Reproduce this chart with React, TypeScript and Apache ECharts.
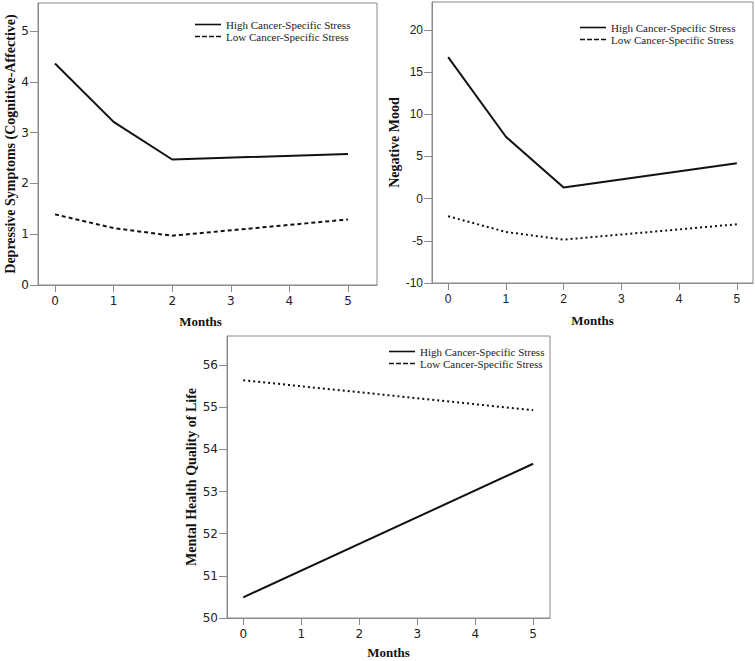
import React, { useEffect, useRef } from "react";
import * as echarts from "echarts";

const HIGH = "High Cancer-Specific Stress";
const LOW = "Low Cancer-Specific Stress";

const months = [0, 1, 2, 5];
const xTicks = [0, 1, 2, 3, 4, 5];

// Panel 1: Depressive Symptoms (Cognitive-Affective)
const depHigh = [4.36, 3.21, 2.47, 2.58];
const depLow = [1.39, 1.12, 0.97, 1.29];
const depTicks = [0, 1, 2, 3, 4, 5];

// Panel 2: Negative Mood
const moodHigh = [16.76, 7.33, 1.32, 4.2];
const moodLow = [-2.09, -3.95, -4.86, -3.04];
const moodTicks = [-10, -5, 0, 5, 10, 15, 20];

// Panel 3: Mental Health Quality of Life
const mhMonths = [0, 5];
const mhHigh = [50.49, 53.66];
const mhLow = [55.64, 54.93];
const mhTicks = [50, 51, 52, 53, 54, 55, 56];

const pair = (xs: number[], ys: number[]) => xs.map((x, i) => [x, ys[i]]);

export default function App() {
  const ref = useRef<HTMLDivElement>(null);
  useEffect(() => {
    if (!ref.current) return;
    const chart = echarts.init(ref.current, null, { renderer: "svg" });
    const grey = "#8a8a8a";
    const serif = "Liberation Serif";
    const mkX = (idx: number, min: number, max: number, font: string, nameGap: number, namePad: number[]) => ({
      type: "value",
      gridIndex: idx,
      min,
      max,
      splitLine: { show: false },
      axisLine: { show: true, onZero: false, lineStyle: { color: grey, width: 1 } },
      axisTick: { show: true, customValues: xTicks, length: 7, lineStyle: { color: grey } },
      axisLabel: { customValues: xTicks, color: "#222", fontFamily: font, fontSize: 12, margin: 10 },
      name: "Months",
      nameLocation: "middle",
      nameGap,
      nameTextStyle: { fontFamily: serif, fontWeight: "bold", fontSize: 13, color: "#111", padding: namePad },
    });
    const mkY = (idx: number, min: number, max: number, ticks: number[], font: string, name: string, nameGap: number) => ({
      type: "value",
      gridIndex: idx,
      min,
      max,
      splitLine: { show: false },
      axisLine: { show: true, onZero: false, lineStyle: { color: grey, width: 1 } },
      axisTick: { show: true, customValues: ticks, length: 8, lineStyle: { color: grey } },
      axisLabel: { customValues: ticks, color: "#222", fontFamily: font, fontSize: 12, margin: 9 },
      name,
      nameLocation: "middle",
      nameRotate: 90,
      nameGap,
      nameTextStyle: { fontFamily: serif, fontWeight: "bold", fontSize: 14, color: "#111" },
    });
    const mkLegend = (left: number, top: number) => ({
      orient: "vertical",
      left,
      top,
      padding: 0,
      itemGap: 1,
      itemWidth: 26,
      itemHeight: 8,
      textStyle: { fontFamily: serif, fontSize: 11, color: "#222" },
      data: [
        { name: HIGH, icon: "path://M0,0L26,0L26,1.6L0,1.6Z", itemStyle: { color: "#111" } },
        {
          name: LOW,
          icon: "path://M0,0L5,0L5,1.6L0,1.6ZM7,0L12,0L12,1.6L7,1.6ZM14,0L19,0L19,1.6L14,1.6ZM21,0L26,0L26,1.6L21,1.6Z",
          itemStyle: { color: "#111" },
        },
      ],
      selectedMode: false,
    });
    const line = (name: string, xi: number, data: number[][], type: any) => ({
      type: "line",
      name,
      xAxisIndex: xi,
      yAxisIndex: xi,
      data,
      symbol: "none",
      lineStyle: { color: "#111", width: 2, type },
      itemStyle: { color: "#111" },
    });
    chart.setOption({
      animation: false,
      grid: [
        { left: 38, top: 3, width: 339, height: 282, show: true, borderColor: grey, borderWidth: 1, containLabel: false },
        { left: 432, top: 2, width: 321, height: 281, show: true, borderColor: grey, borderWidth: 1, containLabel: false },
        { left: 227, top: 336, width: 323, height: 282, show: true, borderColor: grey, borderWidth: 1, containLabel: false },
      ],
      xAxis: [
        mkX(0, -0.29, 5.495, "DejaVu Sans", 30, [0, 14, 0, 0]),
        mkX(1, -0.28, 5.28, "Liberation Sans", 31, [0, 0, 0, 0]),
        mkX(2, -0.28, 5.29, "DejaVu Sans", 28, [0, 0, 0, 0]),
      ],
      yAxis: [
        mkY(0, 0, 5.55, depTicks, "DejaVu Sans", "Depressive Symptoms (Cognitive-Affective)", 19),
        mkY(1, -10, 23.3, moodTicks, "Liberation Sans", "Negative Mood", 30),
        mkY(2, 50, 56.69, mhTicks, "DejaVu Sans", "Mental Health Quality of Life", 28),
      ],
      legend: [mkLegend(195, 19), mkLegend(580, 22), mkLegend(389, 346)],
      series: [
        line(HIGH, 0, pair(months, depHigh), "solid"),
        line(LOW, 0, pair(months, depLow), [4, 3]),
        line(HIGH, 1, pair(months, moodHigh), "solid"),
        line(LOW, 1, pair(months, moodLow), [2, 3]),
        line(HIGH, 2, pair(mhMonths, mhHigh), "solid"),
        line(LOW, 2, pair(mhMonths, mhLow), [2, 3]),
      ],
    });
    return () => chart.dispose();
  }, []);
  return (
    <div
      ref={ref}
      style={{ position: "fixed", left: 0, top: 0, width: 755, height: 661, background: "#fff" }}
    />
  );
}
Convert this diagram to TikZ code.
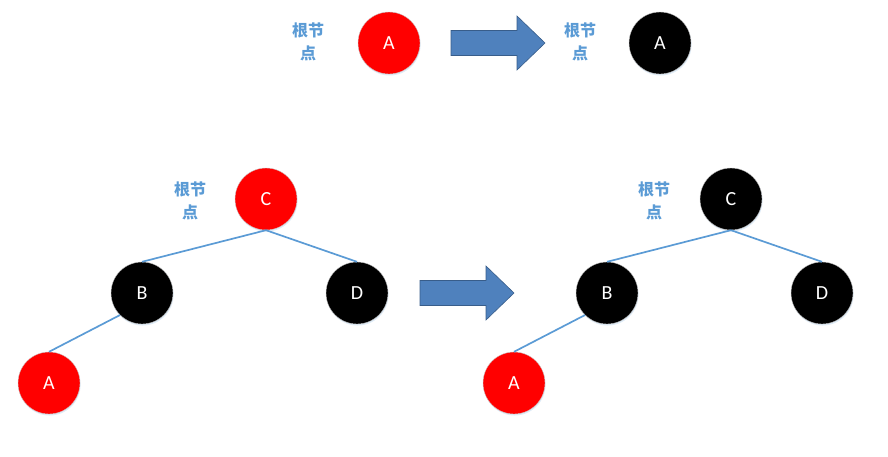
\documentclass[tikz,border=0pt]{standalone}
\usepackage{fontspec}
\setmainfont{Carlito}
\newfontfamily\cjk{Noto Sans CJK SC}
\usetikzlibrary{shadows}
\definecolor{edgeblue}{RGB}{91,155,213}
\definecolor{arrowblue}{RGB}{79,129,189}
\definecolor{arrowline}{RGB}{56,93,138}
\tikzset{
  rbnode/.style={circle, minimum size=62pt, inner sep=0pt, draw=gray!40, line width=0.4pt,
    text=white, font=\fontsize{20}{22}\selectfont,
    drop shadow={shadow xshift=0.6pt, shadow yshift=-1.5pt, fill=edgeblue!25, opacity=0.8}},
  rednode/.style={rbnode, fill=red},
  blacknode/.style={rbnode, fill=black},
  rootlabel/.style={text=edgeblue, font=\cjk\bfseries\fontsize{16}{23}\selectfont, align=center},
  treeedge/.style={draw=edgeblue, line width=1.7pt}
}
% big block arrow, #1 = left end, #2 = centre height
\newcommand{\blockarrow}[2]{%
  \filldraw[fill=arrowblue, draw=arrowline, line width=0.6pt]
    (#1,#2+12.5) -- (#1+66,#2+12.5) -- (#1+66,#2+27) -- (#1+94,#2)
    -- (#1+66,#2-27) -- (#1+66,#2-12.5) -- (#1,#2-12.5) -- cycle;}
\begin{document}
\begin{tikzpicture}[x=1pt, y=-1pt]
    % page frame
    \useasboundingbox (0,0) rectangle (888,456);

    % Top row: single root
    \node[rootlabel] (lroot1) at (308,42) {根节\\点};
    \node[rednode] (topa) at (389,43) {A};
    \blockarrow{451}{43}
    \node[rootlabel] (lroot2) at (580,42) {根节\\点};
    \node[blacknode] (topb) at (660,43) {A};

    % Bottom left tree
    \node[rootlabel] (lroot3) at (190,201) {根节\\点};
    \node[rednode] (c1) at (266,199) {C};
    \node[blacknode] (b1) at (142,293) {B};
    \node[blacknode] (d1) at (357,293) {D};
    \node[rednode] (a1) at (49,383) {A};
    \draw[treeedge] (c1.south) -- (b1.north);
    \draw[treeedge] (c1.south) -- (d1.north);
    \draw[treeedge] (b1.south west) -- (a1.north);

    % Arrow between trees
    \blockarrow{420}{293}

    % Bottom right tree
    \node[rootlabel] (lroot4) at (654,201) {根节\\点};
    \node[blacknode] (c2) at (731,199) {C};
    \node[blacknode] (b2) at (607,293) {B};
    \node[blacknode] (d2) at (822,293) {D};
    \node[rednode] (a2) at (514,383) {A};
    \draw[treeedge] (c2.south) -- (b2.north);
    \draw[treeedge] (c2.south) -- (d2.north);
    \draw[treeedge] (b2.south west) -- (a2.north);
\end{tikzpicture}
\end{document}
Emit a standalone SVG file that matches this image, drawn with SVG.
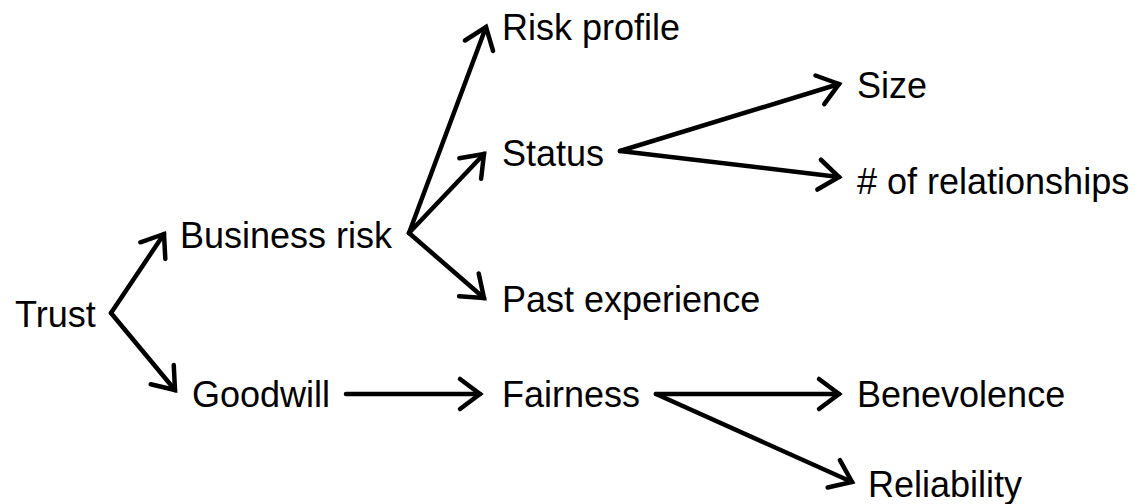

----

Short exercise:
Write out, word for word, the lines from the start of the data through the one holding "const xTicks = [0, 1, 2, 3, 4, 5];". Omit pictures.

The response:
Reproduce this chart with React, TypeScript and Apache ECharts.
import React, { useEffect, useRef } from "react";
import * as echarts from "echarts";

const HIGH = "High Cancer-Specific Stress";
const LOW = "Low Cancer-Specific Stress";

const months = [0, 1, 2, 5];
const xTicks = [0, 1, 2, 3, 4, 5];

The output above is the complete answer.